U-God has opened up about the problems within Wu-Tang Clan in his new book RAW: My Journey Into The Wu-Tang. Rolling Stone has published an excerpt from the autobiography in which U-God blames many of the issues on RZA’s decision-making and leadership.
In the excerpt, U-God describes how the group’s united mentality splintered over the years. He explains that revenue distribution became a major point of contention and criticizes the management of RZA’s brother, Mitchell “Divine” Diggs.
“Right now, it just looks like the Wu brothers are not on the same page, going at each other’s throats, missing shows, and all that,” U-God writes. “But, to me, it’s really years of BS catching up to RZA. See, he put his family in charge of shit, and for years, we would go on the road but the money came up short. Whether it was because [RZA’s brother and Wu-Tang Production CEO] Divine overpromised or cut a deal he couldn’t deliver, or he made bad management decisions, I don’t know.”
U-God paints a picture of RZA getting top-flight representation for solo endeavors while the Wu-Tang was stuck with “B- or C-list” management. He also expresses frustration with operations like Wu-Wear, which he says the original members invested in but never received any return on investment despite the clothing line’s popularity, and the handling of Wu-Tang’s iconic logo.

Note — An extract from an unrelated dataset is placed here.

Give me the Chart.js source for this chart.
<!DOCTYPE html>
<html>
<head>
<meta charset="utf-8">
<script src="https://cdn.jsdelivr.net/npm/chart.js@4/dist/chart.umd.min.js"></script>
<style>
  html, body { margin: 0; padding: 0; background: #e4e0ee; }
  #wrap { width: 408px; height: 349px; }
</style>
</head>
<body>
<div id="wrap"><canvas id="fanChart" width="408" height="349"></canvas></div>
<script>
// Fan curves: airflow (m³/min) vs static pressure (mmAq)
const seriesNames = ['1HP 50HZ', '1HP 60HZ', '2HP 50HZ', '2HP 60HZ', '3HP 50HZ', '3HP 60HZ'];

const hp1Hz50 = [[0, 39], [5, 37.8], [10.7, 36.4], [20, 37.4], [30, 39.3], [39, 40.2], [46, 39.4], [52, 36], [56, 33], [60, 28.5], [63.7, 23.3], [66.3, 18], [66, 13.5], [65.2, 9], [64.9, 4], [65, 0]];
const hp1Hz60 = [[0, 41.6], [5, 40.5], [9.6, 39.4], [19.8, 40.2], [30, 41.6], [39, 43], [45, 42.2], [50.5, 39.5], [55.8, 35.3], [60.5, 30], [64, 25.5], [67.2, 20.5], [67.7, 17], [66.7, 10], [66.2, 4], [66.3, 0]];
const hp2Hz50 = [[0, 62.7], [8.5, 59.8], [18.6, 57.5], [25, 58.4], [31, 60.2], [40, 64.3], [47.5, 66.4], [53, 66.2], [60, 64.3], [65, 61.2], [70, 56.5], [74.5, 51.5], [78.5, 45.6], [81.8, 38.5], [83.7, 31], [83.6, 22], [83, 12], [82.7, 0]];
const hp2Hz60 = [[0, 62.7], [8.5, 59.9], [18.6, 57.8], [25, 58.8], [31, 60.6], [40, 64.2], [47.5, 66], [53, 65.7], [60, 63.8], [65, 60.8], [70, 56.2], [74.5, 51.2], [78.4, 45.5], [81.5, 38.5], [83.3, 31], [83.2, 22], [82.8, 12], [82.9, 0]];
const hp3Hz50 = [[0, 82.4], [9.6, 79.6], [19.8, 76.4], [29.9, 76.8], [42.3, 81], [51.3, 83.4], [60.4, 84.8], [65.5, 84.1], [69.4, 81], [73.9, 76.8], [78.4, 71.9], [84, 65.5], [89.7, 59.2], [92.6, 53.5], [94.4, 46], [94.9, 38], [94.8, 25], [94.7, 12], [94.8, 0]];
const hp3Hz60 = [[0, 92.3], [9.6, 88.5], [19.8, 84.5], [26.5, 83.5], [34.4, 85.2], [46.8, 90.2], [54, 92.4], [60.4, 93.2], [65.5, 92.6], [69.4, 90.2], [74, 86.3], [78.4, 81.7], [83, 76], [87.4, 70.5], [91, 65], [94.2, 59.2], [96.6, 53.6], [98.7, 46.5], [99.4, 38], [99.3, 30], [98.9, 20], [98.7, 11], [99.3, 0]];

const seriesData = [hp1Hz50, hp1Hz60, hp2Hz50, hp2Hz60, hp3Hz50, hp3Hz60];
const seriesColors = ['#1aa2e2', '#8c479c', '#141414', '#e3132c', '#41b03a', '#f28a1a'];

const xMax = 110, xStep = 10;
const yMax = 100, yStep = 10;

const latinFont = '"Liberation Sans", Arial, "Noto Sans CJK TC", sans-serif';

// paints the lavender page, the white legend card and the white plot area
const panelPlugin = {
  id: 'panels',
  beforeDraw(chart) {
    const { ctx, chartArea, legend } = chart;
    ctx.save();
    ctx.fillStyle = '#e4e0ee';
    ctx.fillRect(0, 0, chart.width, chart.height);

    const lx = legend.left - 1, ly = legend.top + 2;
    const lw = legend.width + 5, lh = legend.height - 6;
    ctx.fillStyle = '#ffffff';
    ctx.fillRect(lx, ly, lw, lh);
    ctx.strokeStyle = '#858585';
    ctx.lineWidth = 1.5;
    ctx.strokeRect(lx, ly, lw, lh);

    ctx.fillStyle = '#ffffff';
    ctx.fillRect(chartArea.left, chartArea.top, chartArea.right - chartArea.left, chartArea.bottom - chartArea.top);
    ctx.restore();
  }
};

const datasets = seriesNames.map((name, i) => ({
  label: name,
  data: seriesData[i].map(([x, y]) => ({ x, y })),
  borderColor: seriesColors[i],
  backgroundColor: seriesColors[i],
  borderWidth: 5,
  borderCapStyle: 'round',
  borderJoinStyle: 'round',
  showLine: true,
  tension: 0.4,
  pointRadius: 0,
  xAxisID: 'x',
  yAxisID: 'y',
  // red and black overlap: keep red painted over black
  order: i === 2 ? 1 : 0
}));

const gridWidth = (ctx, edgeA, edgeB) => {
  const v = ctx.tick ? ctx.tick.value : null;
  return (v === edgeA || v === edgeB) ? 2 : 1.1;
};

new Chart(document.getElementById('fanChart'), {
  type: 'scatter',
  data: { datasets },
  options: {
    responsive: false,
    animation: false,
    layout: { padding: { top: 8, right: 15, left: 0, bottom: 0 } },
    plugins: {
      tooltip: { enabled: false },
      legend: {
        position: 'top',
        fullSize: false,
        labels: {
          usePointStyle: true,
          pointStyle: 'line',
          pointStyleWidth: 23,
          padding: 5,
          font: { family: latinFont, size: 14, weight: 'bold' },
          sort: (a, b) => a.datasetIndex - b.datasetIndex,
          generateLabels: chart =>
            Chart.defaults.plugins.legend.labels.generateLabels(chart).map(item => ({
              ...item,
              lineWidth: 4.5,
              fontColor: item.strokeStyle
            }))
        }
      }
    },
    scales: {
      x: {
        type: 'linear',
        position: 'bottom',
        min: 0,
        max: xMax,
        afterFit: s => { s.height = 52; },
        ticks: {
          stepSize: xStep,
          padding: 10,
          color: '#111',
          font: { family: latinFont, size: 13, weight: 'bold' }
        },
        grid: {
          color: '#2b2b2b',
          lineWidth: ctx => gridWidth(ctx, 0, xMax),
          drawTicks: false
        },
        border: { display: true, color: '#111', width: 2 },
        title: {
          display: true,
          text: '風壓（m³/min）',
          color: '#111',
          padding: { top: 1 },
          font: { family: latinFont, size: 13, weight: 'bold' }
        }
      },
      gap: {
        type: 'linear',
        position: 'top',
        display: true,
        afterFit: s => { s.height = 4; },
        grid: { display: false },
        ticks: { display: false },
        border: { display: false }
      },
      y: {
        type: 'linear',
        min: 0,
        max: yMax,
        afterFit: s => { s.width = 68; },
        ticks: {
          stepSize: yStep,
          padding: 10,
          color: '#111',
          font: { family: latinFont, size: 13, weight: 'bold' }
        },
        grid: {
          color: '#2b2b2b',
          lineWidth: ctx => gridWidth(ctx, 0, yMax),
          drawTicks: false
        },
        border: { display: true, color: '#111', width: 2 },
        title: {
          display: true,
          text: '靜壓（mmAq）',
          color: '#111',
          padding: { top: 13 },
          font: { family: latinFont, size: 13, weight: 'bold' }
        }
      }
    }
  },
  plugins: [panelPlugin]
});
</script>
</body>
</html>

“Many people don’t know this, but DJ Mathematics drew that logo on the back of a napkin back in the day,” he writes. “RZA quickly trademarked it, and to this very day his brother beefs when any of the original members attempt to use it. That to me is crazy — I mean, I understand if someone was using it without the group’s permission, but the members of the group itself? Wow, that’s just crazy … Divine always told us, ‘Y’all can’t use that W without paying a brand fee, and if a promoter calls your manager direct to book a Wu-Tang show, best believe they’re paying that brand fee!’ Ain’t that a motherfucker!”
According to U-God, RZA became a control freak. RZA allegedly wanted to be in charge of everything from the budget to writing hooks. U-God cites the creation of Wu-Tang’s 2000 single “Gravel Pit” as a major example of RZA’s dictatorial leadership. Instead of allowing Method Man and U-God to write the hook as planned, RZA did it himself. In U-God’s eyes, RZA lost his way as a leader.

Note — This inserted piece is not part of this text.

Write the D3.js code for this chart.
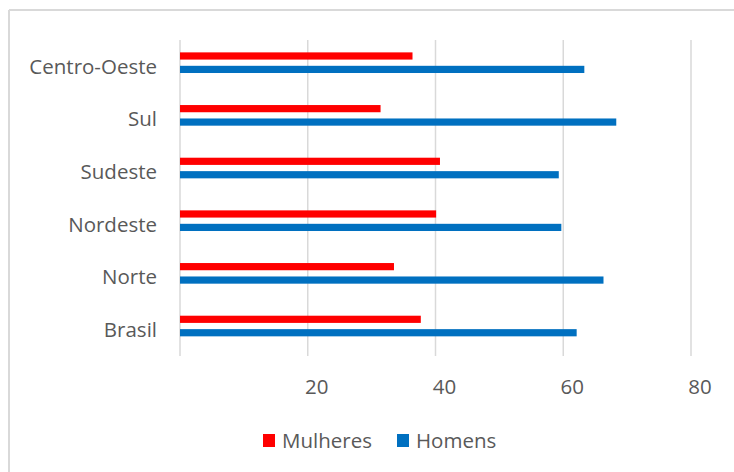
<!DOCTYPE html>
<html>
<head>
    <title>Mulheres e Homens por região</title>
    <style>
        body { margin: 0; background: #fff; }
        .grid line { stroke: #d9d9d9; stroke-width: 1.5px; }
        .label { font-family: "Open Sans", sans-serif; font-size: 20.5px; fill: #595959; }
        .frame { stroke: #d9d9d9; stroke-width: 2px; }
    </style>
    <script src="https://d3js.org/d3.v7.min.js"></script>
</head>
<body>
    <svg width="734" height="472"></svg>
    <script>
        const regions = ["Centro-Oeste", "Sul", "Sudeste", "Nordeste", "Norte", "Brasil"];
        const mulheres = [36.4, 31.4, 40.7, 40.1, 33.5, 37.7];
        const homens = [63.3, 68.3, 59.3, 59.7, 66.3, 62.1];
        const ticks = [20, 40, 60, 80];
        const seriesNames = ["Mulheres", "Homens"];
        const colors = ["#ff0000", "#0070c0"];

        const svg = d3.select("svg");

        // frame (top and left edges only are visible)
        svg.append("line").attr("class", "frame")
            .attr("x1", 9).attr("y1", 10).attr("x2", 734).attr("y2", 10);
        svg.append("line").attr("class", "frame")
            .attr("x1", 9).attr("y1", 10).attr("x2", 9).attr("y2", 472);

        const x = d3.scaleLinear().domain([0, 80]).range([180, 691]);
        const y = d3.scaleBand().domain(regions).range([40, 356]);
        const bw = y.bandwidth();

        // Draw gridlines
        svg.append("g").attr("class", "grid")
            .selectAll("line")
            .data([0].concat(ticks))
            .enter()
            .append("line")
            .attr("x1", d => x(d)).attr("x2", d => x(d))
            .attr("y1", 40).attr("y2", 356);

        // Draw bars
        const offsets = [0.235, 0.49];
        [mulheres, homens].forEach((vals, s) => {
            svg.selectAll(".bar" + s)
                .data(regions)
                .enter()
                .append("rect")
                .attr("class", "bar" + s)
                .attr("x", x(0))
                .attr("y", d => y(d) + bw * offsets[s])
                .attr("width", (d, i) => x(vals[i]) - x(0))
                .attr("height", 7.2)
                .attr("fill", colors[s]);
        });

        // Category labels
        svg.selectAll(".cat")
            .data(regions)
            .enter()
            .append("text")
            .attr("class", "label")
            .attr("x", 157)
            .attr("y", d => y(d) + bw / 2)
            .attr("dy", "0.35em")
            .attr("text-anchor", "end")
            .text(d => d);

        // Tick labels
        svg.selectAll(".tick")
            .data(ticks)
            .enter()
            .append("text")
            .attr("class", "label")
            .attr("x", d => x(d) + 9)
            .attr("y", 387)
            .attr("dy", "0.35em")
            .attr("text-anchor", "middle")
            .text(d => d);

        // Legend
        const legendX = [263, 397];
        const legend = svg.selectAll(".legend")
            .data(seriesNames)
            .enter()
            .append("g")
            .attr("transform", (d, i) => `translate(${legendX[i]},434)`);
        legend.append("rect")
            .attr("width", 12).attr("height", 13)
            .attr("fill", (d, i) => colors[i]);
        legend.append("text")
            .attr("class", "label")
            .attr("x", 19)
            .attr("y", 6.5)
            .attr("dy", "0.35em")
            .text(d => d);
    </script>
</body>
</html>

“Trying to exert too much control over grown-ass men leads to problems,” he writes. “RZA doesn’t know how to let go and let motherfuckers be grown men anymore, like he used to back in the day, when it was four or five motherfuckers touring the country in an old Mitsubishi Scorpion. Somewhere along the way, he forgot to let his soldier do what he initially recruited us to do and coached us to do. He forgot that you don’t tear down your soldiers, you build your soldiers up. Because when they rise up, they bring you with them.”
Despite all these issues, U-God says Wu-Tang members are able to put aside their differences and come together when necessary. He also acknowledges that leadership is necessary but the leader should be open to ideas.